My point is, although I have a great deal of experience with blogging, I want to do it differently this time. This shant be a free-for-all to share my every thought. I have a clearer vision in InkShard. To old fans of my writing, don’t worry, from time to time, I will still post my much-loved venomous rage as well (and in later articles, I’ll likely tell you why I ceased posting such things in the first place). InkShard won’t be puppydogs and butterflies. I’ll surely be compelled to vent about something now and again.

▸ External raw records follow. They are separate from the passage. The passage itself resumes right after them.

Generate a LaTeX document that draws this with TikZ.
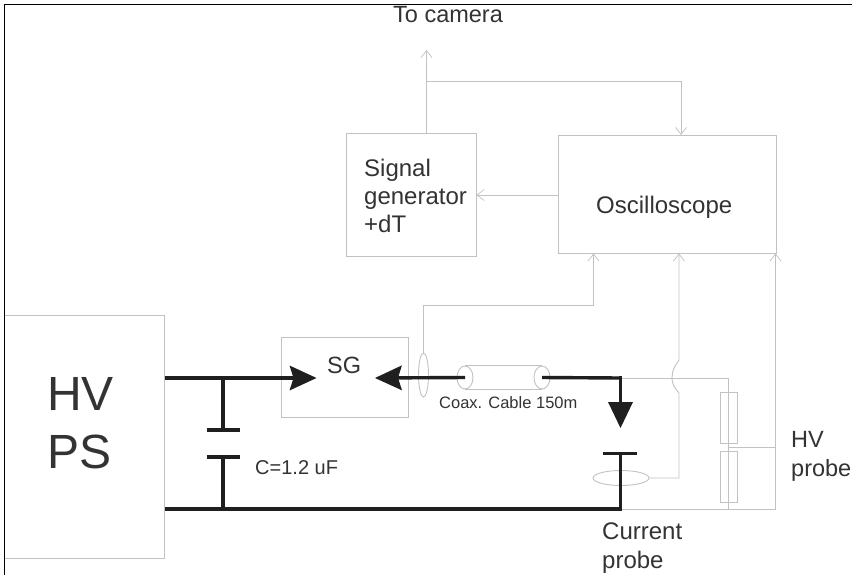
\documentclass[tikz,border=0pt]{standalone}
\usepackage{fontspec}
\setmainfont{Liberation Sans}
\usetikzlibrary{arrows.meta,shapes.geometric}
\definecolor{thin}{gray}{0.76}
\definecolor{ink}{gray}{0.12}
\definecolor{txt}{gray}{0.2}
\tikzset{x=1pt,y=-1pt,
 barb/.tip={Straight Barb[length=7pt,width=11pt,line width=0.7pt]},
 box/.style={draw=thin,line width=1pt,inner sep=0pt},
 loop/.style={ellipse,draw=thin,line width=0.9pt,inner sep=0pt},
 wire/.style={draw=thin,line width=0.9pt},
 arr/.style={wire,-barb},
 power/.style={draw=ink,line width=3.4pt},
 bighead/.style={power,-{Stealth[length=27pt,width=25pt,inset=4pt,line width=0pt]}},
 bigtri/.style={power,-{Triangle[length=26pt,width=25pt,line width=0pt]}},
 lab/.style={text=txt,inner sep=0pt,anchor=west,align=left}}
\begin{document}
\begin{tikzpicture}[line join=miter]
\useasboundingbox (0,0) rectangle (858,583);
\fill[white] (0,0) rectangle (858,583);
% boxes
\node[box,minimum width=160pt,minimum height=243pt] (hv) at (84.5,436.5) {};
\node[box,minimum width=127pt,minimum height=80pt] (sg) at (345,377.5) {};
\node[box,minimum width=130pt,minimum height=123pt] (gen) at (411,195) {};
\node[box,minimum width=218pt,minimum height=118pt] (osc) at (667,194.5) {};
% texts
\node[lab,font=\fontsize{48pt}{58pt}\selectfont] (hvt) at (47,423) {HV\\PS};
\node[lab,font=\fontsize{23.5pt}{28pt}\selectfont] (sgt) at (327,365) {SG};
\node[lab,font=\fontsize{24pt}{28pt}\selectfont] (gent) at (364,196) {Signal\\generator\\+dT};
\node[lab,font=\fontsize{24pt}{28pt}\selectfont] (osct) at (596,207) {Oscilloscope};
\node[lab,font=\fontsize{23.5pt}{28pt}\selectfont] (cam) at (393,15) {To camera};
\node[lab,font=\fontsize{20pt}{24pt}\selectfont] (ct) at (255,468) {C=1.2 uF};
\node[lab,font=\fontsize{16.5pt}{20pt}\selectfont] (cab) at (439,403) {Coax. Cable 150m};
\node[lab,font=\fontsize{23.5pt}{29pt}\selectfont] (hvp) at (791,456) {HV\\probe};
\node[lab,font=\fontsize{24pt}{29pt}\selectfont] (cp) at (602,548) {Current\\probe};
% frame
\coordinate (fa) at (4.7,575);
\coordinate (fb) at (4.7,5);
\coordinate (fc) at (852,5);
\draw[black,line width=1pt] (fa) -- (fb) -- (fc);
% coordinates
\coordinate (camtop) at (426.5,50);
\coordinate (camj) at (426.5,81);
\coordinate (oscr) at (681,81);
\coordinate (a) at (164.5,378);
\coordinate (b) at (164.5,509);
\coordinate (c) at (223,378);
\coordinate (c1) at (223,430);
\coordinate (c2) at (223,457);
\coordinate (d) at (223,509);
\coordinate (e) at (620.5,378);
\coordinate (e0) at (620.5,376.3);
\coordinate (e1) at (620.5,453.5);
\coordinate (e2) at (620.5,428);
\coordinate (f) at (620.5,509);
\coordinate (g) at (728.5,378);
\coordinate (h) at (728.5,509);
\coordinate (m) at (728.5,447);
\coordinate (r) at (775.5,447);
\coordinate (rb) at (775.5,509);
\coordinate (t1) at (316.5,378);
\coordinate (t2) at (375,378);
\coordinate (lev) at (0,195);
\coordinate (bus) at (0,305);
\coordinate (p1) at (679,478);
\coordinate (p2) at (679,393);
\coordinate (p3) at (672,377.5);
\coordinate (p4) at (679,360);
% signal wiring
\draw[arr] (camj |- gen.north) -- (camtop);
\draw[arr] (camj) -- (oscr) -- (oscr |- osc.north);
\draw[arr] (osc.west |- lev) -- (gen.east |- lev);
% coax
\node[loop,minimum width=16pt,minimum height=23pt] (cl) at (465,377.5) {};
\node[loop,minimum width=16pt,minimum height=23pt] (cr) at (542,377.5) {};
\draw[wire] (cl.north) -- (cr.north);
\draw[wire] (cl.south) -- (cr.south);
% SG current sense loop
\node[loop,minimum width=10pt,minimum height=44pt] (se) at (423.5,375) {};
\coordinate (oa) at (593.5,253.5);
\draw[arr] (se.north) -- (se.north |- bus) -- (oa |- bus) -- (oa);
% current probe
\node[loop,minimum width=56pt,minimum height=15pt] (pe) at (621,478) {};
\coordinate (ob) at (679,253.5);
\draw[arr] (pe.east) -- (p1) -- (p2) .. controls (675.5,389) and (672,385) .. (p3) .. controls (672,370) and (675.5,365) .. (p4) -- (ob);
% HV divider
\draw[wire] (e) -- (g) -- (h);
\draw[wire] (f) -- (rb);
\coordinate (oc) at (775.5,253.5);
\draw[arr] (rb) -- (oc);
\draw[wire] (m) -- (r);
\node[box,minimum width=17pt,minimum height=51pt] (r1) at (729,417.5) {};
\node[box,minimum width=17pt,minimum height=51pt] (r2) at (729,476.5) {};
% power circuit
\coordinate (pl1) at (206.5,430);
\coordinate (pl2) at (240,430);
\coordinate (pl3) at (206.5,457);
\coordinate (pl4) at (240,457);
\coordinate (pl5) at (603,453.5);
\coordinate (pl6) at (637,453.5);
\draw[bighead] (a) -- (t1);
\draw[power] (b) -- (f) -- (e1);
\draw[power] (c) -- (c1);
\draw[power] (c2) -- (d);
\draw[power] (pl1) -- (pl2);
\draw[power] (pl3) -- (pl4);
\draw[bighead] (cl.center) -- (t2);
\draw[power] (cr.center) -- (e);
\draw[bigtri] (e0) -- (e2);
\draw[power] (pl5) -- (pl6);
\end{tikzpicture}
\end{document}
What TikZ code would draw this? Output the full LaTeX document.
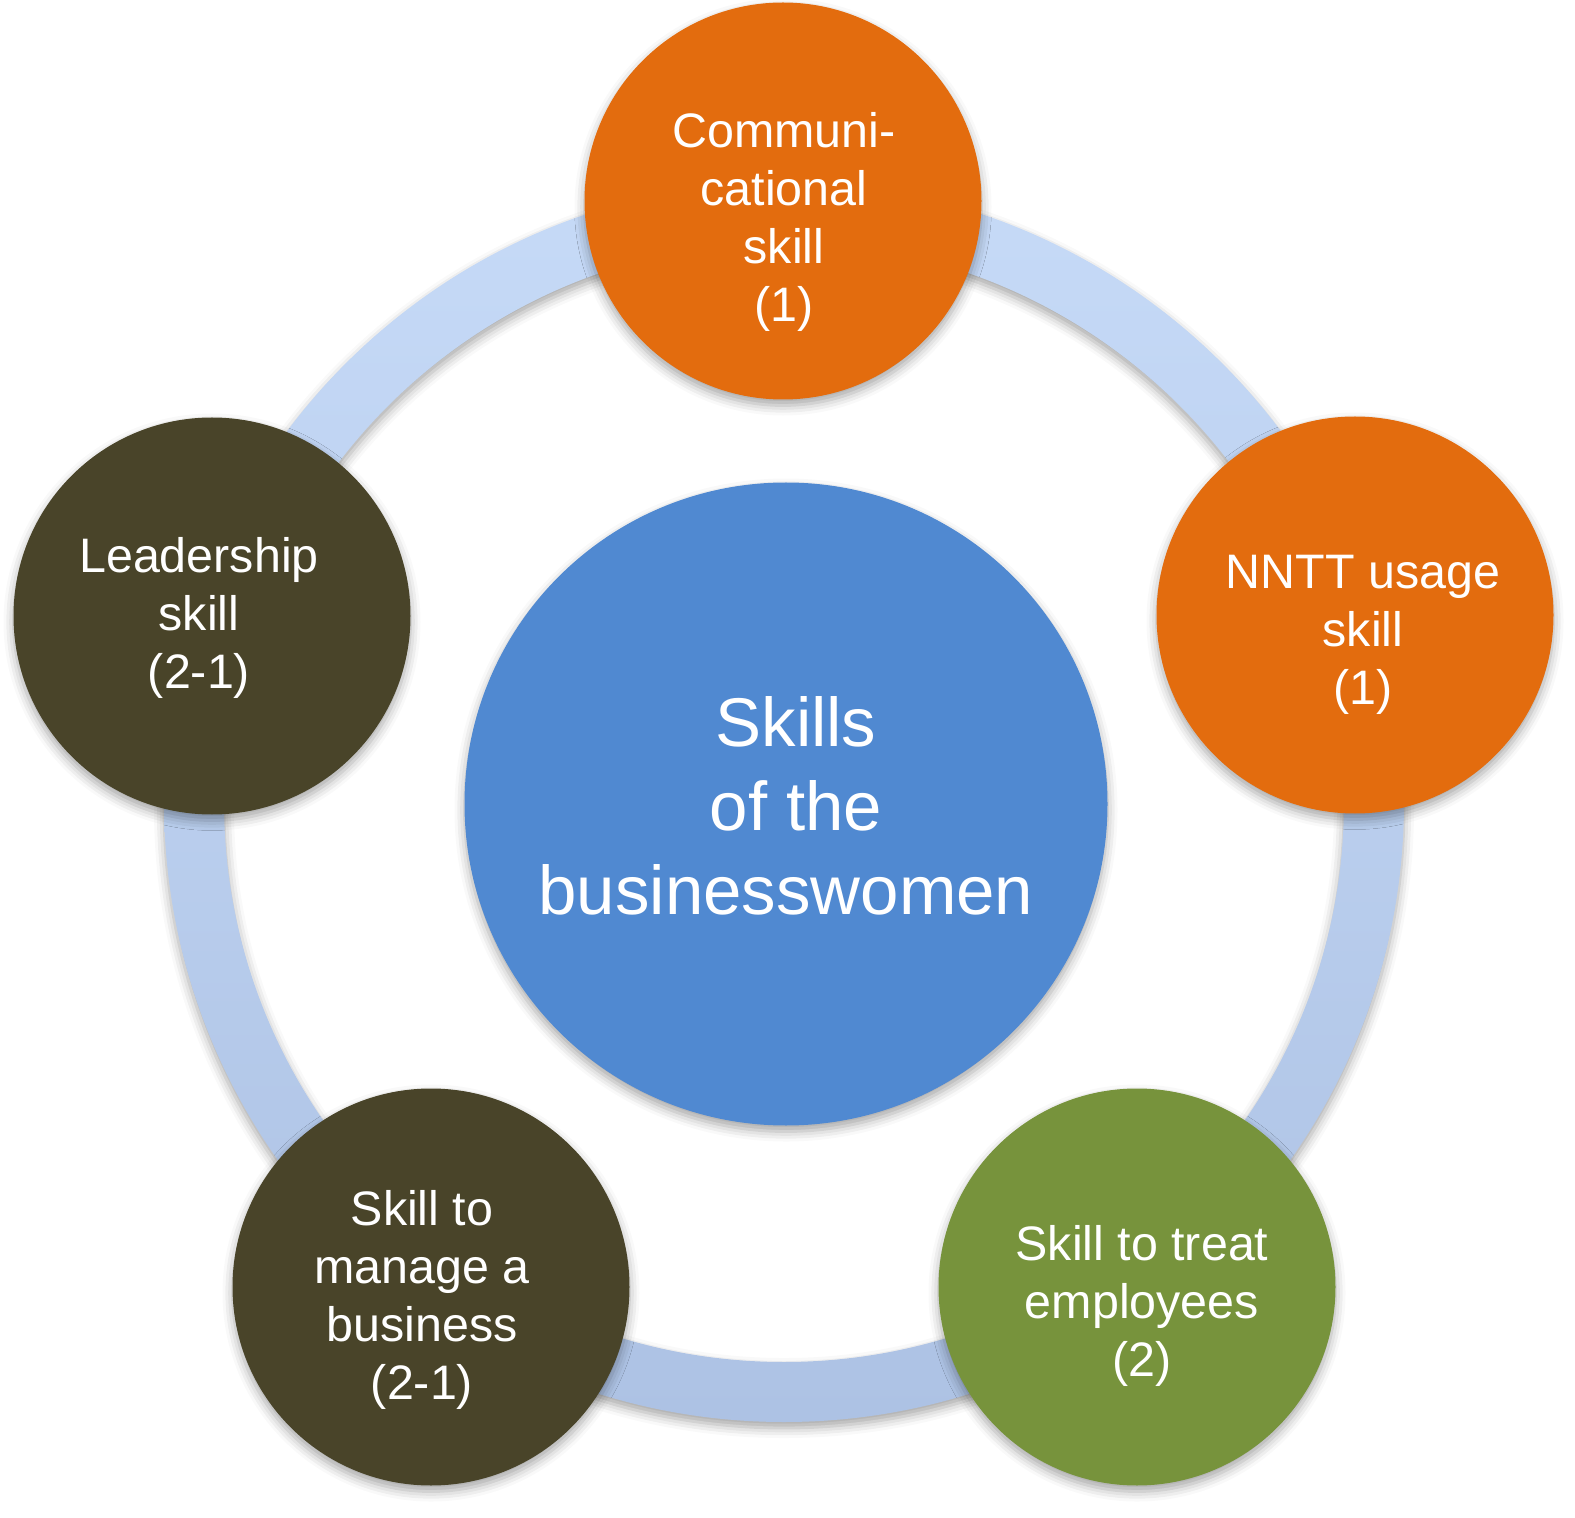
\documentclass[tikz,border=0pt]{standalone}
\usepackage{fontspec}
\setmainfont{Liberation Sans}
\usetikzlibrary{shadows.blur}
\definecolor{orng}{HTML}{E36C0E}
\definecolor{olive}{HTML}{494429}
\definecolor{grn}{HTML}{77933C}
\definecolor{hubblue}{HTML}{5089D1}
\definecolor{ringtop}{HTML}{C6DAF7}
\definecolor{ringbot}{HTML}{ADC2E4}
\begin{document}
\begin{tikzpicture}[x=0.5pt,y=-0.5pt,
  softshadow/.style={blur shadow={shadow xshift=0pt, shadow yshift=-3pt, shadow blur radius=5pt, shadow opacity=35}},
  bubble/.style={circle, minimum size=198.5pt, inner sep=0pt, softshadow},
  lbl/.style={text=white, align=center, font=\fontsize{24.2}{29}\selectfont},
  hublbl/.style={text=white, align=center, font=\fontsize{34.5}{42}\selectfont}]
\useasboundingbox (0,0) rectangle (1575,1518);
\coordinate (ringc) at (784,802);
\path[top color=ringtop, bottom color=ringbot, softshadow]
  ([xshift=310pt]ringc) arc[start angle=0, end angle=360, radius=310pt]
  -- ([xshift=280pt]ringc) arc[start angle=360, end angle=0, radius=280pt] -- cycle;
\node[bubble, fill=hubblue, minimum size=321.5pt] (hub) at (786,804) {};
\node[hublbl] (hubt) at (786,806) {\hspace*{10pt}Skills\\\hspace*{10pt}of the\\businesswomen};
\node[bubble, fill=orng] (c1) at (783,201) {};
\node[lbl] (t1) at (784,222) {Communi-\\cational\\skill\\(1)};
\node[bubble, fill=orng] (c2) at (1355,615) {};
\node[lbl] (t2) at (1363,635) {NNTT usage\\skill\\(1)};
\node[bubble, fill=grn] (c3) at (1137,1287) {};
\node[lbl] (t3) at (1142,1306) {Skill to treat\\employees\\(2)};
\node[bubble, fill=olive] (c4) at (431,1287) {};
\node[lbl] (t4) at (422,1300) {Skill to\\manage a\\business\\(2-1)};
\node[bubble, fill=olive] (c5) at (212,616) {};
\node[lbl] (t5) at (199,618) {Leadership\\skill\\(2-1)};
\end{tikzpicture}
\end{document}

As to the name? Simple. I thought it sounded cool. Was considering “Inkshard” as the name of a fiction anthology I wanted to publish. Dreamily contemplated that project for about 15 minutes one morning, laying in bed, before I realized I’d likely never release such a book. I’m not interested in wading through submissions and editing the work of others. Nevertheless, I still loved the sound of “Inkshard” and the image evoked by the name. Kind of conjures visions of a quill made of obsidian. Once I looked up “Inkshard” on the Internet, and found no one else was using it anywhere, for anything, I decided it was a great name! Evocative. Memorable. Simplistic. Although, the logo was originally supposed to be “INKSHARD” but, I frightfully realized people might read it as “Inks Hard” so, I changed the lettering and increased the size of the “I” and the “S” in order to make “Ink Shard” more obvious. Thus, Inkshard became InkShard.
There you have it. Now you know the motive of this weblog and to what ends I aspire to use it. Thank you for reading my very first article, on my first official blog. I’ve been telling my story for a long time now, and I humbly hope you find this new format entertaining.